Late Pleistocene climate inferences from a water balance model of Jakes Valley, Nevada (USA)

Shorelines that formed in closed watershed–lake systems record past climate conditions. A simple monthly water balance model was used to explore the link between past climates, paleoclimate proxies, and the hydrologic system response of a closed watershed–lake system in the Great Basin, USA. The model was applied at a high spatial resolution and calibrated with available modern hydroclimate and watershed data and then used with existing paleolake shoreline estimates to investigate how climate and hydrologic conditions in the late Pleistocene differed from modern conditions.
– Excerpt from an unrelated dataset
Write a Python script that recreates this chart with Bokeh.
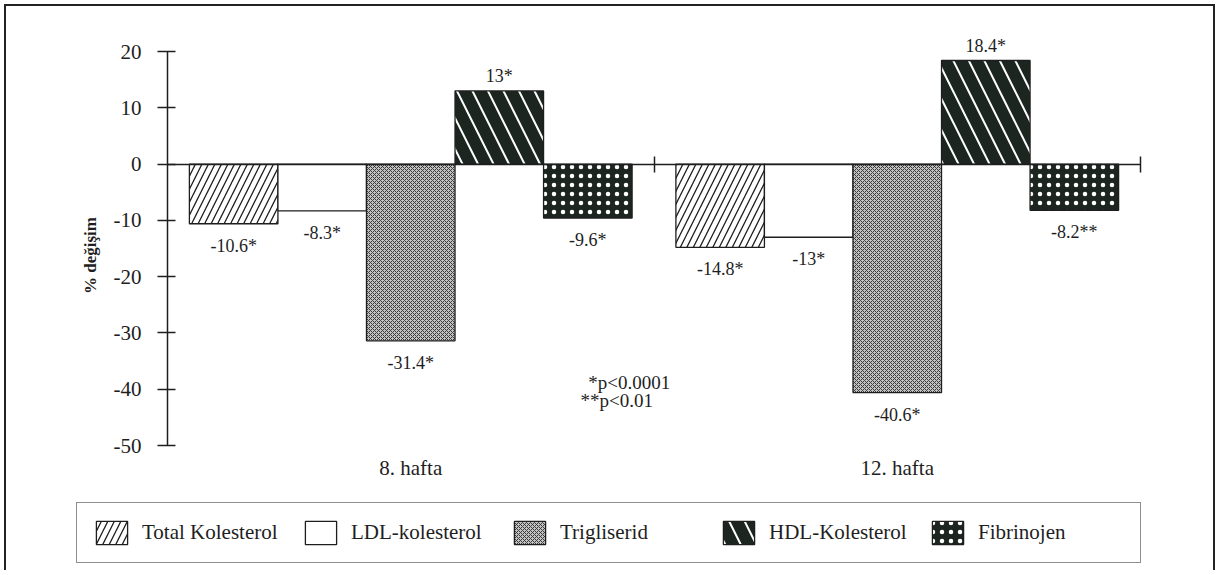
import math
from bokeh.plotting import figure
from bokeh.models import (ColumnDataSource, Range1d, FixedTicker, LinearAxis, Legend,
                          LegendItem, Label)
from bokeh.embed import file_html
from bokeh.resources import INLINE
from bokeh.core.properties import value

# ---------------- data ----------------
groups = ["8. hafta", "12. hafta"]
series = ["Total Kolesterol", "LDL-kolesterol", "Trigliserid", "HDL-Kolesterol", "Fibrinojen"]
total_kolesterol = [-10.6, -14.8]
ldl_kolesterol = [-8.3, -13.0]
trigliserid = [-31.4, -40.6]
hdl_kolesterol = [13.0, 18.4]
fibrinojen = [-9.6, -8.2]
labels_total = ["-10.6*", "-14.8*"]
labels_ldl = ["-8.3*", "-13*"]
labels_trig = ["-31.4*", "-40.6*"]
labels_hdl = ["13*", "18.4*"]
labels_fib = ["-9.6*", "-8.2**"]
y_ticks = [-50, -40, -30, -20, -10, 0, 10, 20]
y_min, y_max = -50, 20
note_lines = ["*p<0.0001", "**p<0.01"]
y_title = "% değişim"

values = [total_kolesterol, ldl_kolesterol, trigliserid, hdl_kolesterol, fibrinojen]
labels = [labels_total, labels_ldl, labels_trig, labels_hdl, labels_fib]

FONT = "Liberation Serif"
INK = "#1e1e1e"
DARK = "#1c2520"

styles = [
    dict(fill_color="white", hatch_pattern="/", hatch_color=INK, hatch_weight=1.3, hatch_scale=13),
    dict(fill_color="white"),
    dict(fill_color="#c2c2c2", hatch_pattern="x", hatch_color="#3a3a3a", hatch_weight=1.0, hatch_scale=4),
    dict(fill_color=DARK, hatch_pattern="\\", hatch_color="white", hatch_weight=2.0, hatch_scale=31),
    dict(fill_color=DARK, hatch_pattern=".", hatch_color="white", hatch_weight=2.0, hatch_scale=9),
]

W, H = 1217, 570
frame_css = ("inset 4px 4px 0 0 white, inset -2px 0 0 0 white, "
             "inset 6px 6px 0 0 #222, inset -4px 0 0 0 #222")

# layout (pixels): axis x=0 at 167, x=2 at 1140; y=20 at 51, y=-50 at 445
FL, FR, FT, FB = 60, 1150, 28, 568
px_x = (1140 - 167) / 2.0
px_y = (445 - 51) / 70.0
x0 = -(167 - FL) / px_x
x1 = 2 + (FR - 1140) / px_x
y1 = 20 + (51 - FT) / px_y
y0 = -50 - (FB - 445) / px_y

p = figure(width=W, height=H, x_range=Range1d(x0, x1), y_range=Range1d(y0, y1),
           output_backend="svg", toolbar_location=None, x_axis_location=None,
           min_border_left=FL, min_border_right=W - FR, min_border_top=FT,
           min_border_bottom=H - FB,
           styles={"box-shadow": frame_css})
p.outline_line_color = None
p.background_fill_color = None
p.border_fill_color = None

bar_w = 0.182
pad = (1 - len(series) * bar_w) / 2

renderers = []
for i, (name, vals, labs, st) in enumerate(zip(series, values, labels, styles)):
    xs = [g + pad + bar_w * (i + 0.5) for g in range(len(groups))]
    src = ColumnDataSource(dict(x=xs, top=vals, lab=labs,
                                yo=[-15 if v > 0 else 22 for v in vals]))
    r = p.vbar(x="x", top="top", bottom=0, width=bar_w, source=src,
               line_color=INK, line_width=1.3, **st)
    renderers.append(r)
    p.text(x="x", y="top", text="lab", source=src, y_offset="yo",
           text_align="center", text_baseline="middle",
           text_font=value(FONT), text_font_size="18px", text_color=INK)

# category labels under the y = -50 level
cat_src = ColumnDataSource(dict(x=[g + 0.5 for g in range(len(groups))],
                                y=[y_min] * len(groups), t=groups))
p.text(x="x", y="y", text="t", source=cat_src, y_offset=22,
       text_align="center", text_baseline="middle",
       text_font=value(FONT), text_font_size="21px", text_color=INK)

# y axis at x = 0
ya = p.yaxis[0]
ya.fixed_location = 0
ya.bounds = (y_min, y_max)
ya.ticker = FixedTicker(ticks=y_ticks)
ya.major_label_overrides = {t: str(t) for t in y_ticks}
ya.major_tick_in = 8
ya.major_tick_out = 10
ya.minor_tick_line_color = None
ya.axis_line_width = 1.5
ya.axis_line_color = INK
ya.major_tick_line_width = 1.5
ya.major_tick_line_color = INK
ya.major_label_standoff = 16
ya.major_label_text_font = FONT
ya.major_label_text_font_size = "21px"
ya.major_label_text_color = INK

# zero line axis with group boundary ticks
za = LinearAxis(fixed_location=0, bounds=(0, 2), ticker=FixedTicker(ticks=[1, 2]),
                major_tick_in=8, major_tick_out=8, minor_tick_line_color=None,
                axis_line_width=1.5, axis_line_color=INK,
                major_tick_line_width=1.5, major_tick_line_color=INK,
                major_label_standoff=0,
                major_label_overrides={1: "", 2: ""}, major_label_text_font_size="1px")
p.add_layout(za, "above")

# no grid lines at all
for r in p.renderers:
    if r.__class__.__name__ == "Grid":
        r.visible = False
p.grid.visible = False

# y title
p.add_layout(Label(x=-(167 - 90) / px_x, y=20 - (255 - 51) / px_y, text=y_title,
                   angle=math.pi / 2, text_font=FONT, text_font_style="bold",
                   text_font_size="17px", text_color=INK,
                   text_align="center", text_baseline="middle"))

for txt, xx, yy in zip(note_lines, [0.865, 0.849], [-38.8, -42.0]):
    p.add_layout(Label(x=xx, y=yy, text=txt, text_font=FONT, text_font_size="19px",
                       text_color=INK, text_baseline="middle", text_align="left"))

legend = Legend(items=[LegendItem(label=n, renderers=[r]) for n, r in zip(series, renderers)],
                orientation="horizontal", location=(76 - FL, FB - 563),
                glyph_width=39, glyph_height=29, label_width=147, label_height=29,
                label_standoff=11, spacing=12, padding=15, margin=0,
                label_text_font=FONT, label_text_font_size="21px", label_text_color=INK,
                border_line_color=INK, border_line_width=1.5,
                background_fill_color="white", background_fill_alpha=1.0)
p.add_layout(legend, "center")

open("out.html", "w").write(file_html(p, INLINE))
A range of climate conditions, ∆T (0 to −8 °C) and ∆P (1.9–2.4) from the modern climate, resulted in steady model simulations of the late Pleistocene lake highstand. Modeling results also indicate the watershed–lake system response is much more sensitive to changes in precipitation than to changes in temperature, and that the range of possible combinations of these variables can be reduced significantly when the results are compared with an independent modeling study that inferred paleoclimate conditions from glacial moraines in the Wind River Range near the eastern portion of the Great Basin. The modeling effort also revealed that physiographic heterogeneities and seasonality play a significant role in how the watershed–lake system responds to changes in precipitation and temperature, highlighting the importance of simulating the system behavior with an appropriate degree of spatial resolution. The significance of model calibration and performance evaluation over the modern period was demonstrated through a comparison of the calibrated model results with those obtained using default parameter values with the original model.